The task>
Read the listing below and copy out every line that holds "draw".

Raw data>

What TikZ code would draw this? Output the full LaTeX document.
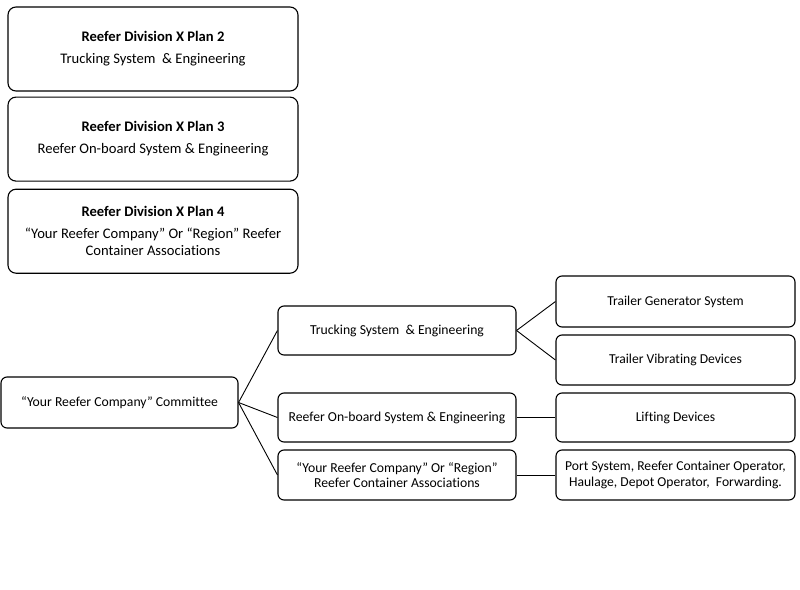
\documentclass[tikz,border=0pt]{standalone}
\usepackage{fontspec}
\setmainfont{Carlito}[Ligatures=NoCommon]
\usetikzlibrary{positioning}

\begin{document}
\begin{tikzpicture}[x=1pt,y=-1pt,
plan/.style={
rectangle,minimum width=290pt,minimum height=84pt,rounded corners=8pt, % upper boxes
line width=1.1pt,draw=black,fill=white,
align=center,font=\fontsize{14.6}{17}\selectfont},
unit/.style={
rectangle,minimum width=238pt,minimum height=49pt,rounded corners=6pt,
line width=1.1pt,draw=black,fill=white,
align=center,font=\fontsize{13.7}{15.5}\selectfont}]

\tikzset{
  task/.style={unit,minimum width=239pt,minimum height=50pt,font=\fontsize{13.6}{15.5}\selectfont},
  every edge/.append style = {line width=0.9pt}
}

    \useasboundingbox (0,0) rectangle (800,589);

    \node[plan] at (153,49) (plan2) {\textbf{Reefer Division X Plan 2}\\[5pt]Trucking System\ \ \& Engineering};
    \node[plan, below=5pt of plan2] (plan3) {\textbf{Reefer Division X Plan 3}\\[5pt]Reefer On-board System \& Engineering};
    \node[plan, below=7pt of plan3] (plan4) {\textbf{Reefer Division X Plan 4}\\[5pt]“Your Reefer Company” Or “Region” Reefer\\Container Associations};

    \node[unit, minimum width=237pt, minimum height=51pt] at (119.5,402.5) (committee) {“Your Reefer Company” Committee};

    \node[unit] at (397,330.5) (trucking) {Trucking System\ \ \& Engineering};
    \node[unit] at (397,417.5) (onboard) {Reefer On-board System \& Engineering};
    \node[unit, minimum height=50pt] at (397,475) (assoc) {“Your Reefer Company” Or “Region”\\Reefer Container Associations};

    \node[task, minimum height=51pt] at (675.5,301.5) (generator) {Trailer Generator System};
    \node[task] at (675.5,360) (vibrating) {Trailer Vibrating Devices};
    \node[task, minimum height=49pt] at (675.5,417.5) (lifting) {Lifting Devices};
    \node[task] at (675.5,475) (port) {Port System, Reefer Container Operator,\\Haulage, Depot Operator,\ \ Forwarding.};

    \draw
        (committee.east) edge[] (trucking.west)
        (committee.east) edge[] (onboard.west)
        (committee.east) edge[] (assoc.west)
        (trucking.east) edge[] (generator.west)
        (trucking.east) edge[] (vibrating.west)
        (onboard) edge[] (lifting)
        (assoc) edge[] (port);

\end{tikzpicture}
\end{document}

Result of the exercise>
What TikZ code would draw this? Output the full LaTeX document.
line width=1.1pt,draw=black,fill=white,
line width=1.1pt,draw=black,fill=white,
    \draw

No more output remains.